Read this article if you really want to know. . .
Haiti's vulnerability to natural disasters, its food shortages, poverty, deforestation and lack of infrastructure, are not accidental. To say that it is the poorest nation in the Western hemisphere is to miss the point; Haiti was made poor--by France, the United States, Great Britain, other Western powers and by the IMF and the World Bank. . . .
. . . the impoverishment of Haiti began in the earliest decades of its independence, when Haiti's slaves and free gens de couleur rallied to liberate the country from the French in 1804. But by 1825, Haiti was living under a new kind of bondage--external debt. In order to keep the French and other Western powers from enforcing an embargo, it agreed to pay 150 million francs in reparations to French slave owners (yes, that's right, freed slaves were forced to compensate their former masters for their liberty). In order to do that, they borrowed millions from French banks and then from the US and Germany. As Alex von Tunzelmann pointed out, "by 1900, it [Haiti] was spending 80 percent of its national budget on repayments.". . .

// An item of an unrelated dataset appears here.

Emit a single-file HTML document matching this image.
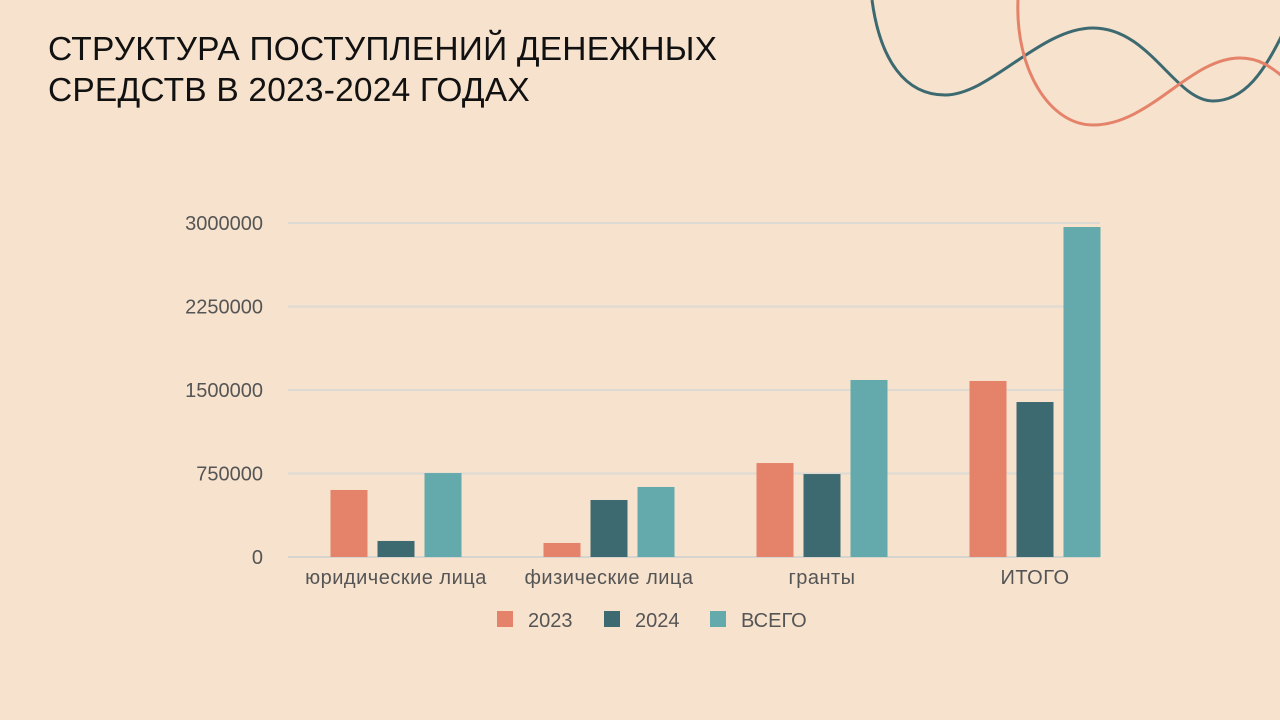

In 2003, then-President Aristide called on France to pay restitution for this sum--valued in 2003 dollars at over $21 billion. A few months later, he was ousted in a coup d'etat; he claims he left the country under armed pressure from the US.

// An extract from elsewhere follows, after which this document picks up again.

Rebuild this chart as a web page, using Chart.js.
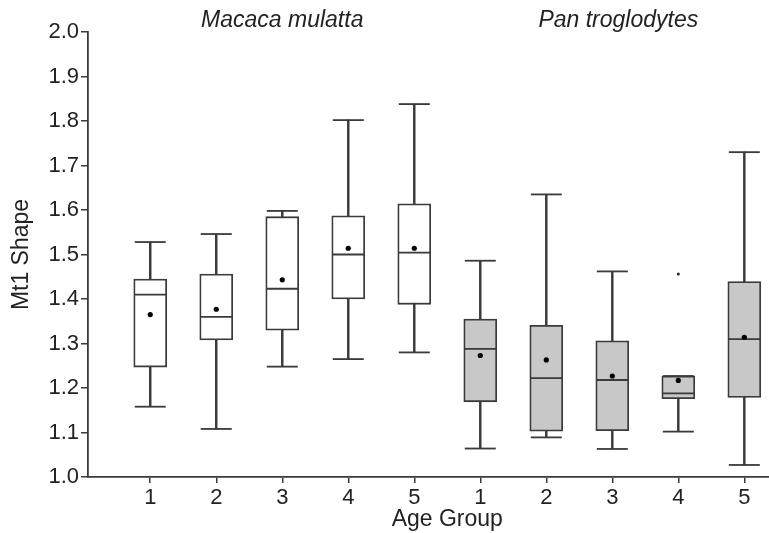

Then of course there are the structural adjustment policies imposed by the IMF and World Bank in the 1990s. In 1995, for example, the IMF forced Haiti to cut its rice tariff from 35 percent to 3 percent, leading to a massive increase in rice-dumping, the vast majority of which came from the United States. As a 2008 Jubilee USA report notes, although the country had once been a net exporter of rice, "by 2005, three out of every four plates of rice eaten in Haiti came from the US." During this period, USAID invested heavily in Haiti, but this "charity" came not in the form of grants to develop Haiti's agricultural infrastructure, but in direct food aid, furthering Haiti's dependence on foreign assistance while also funneling money back to US agribusiness.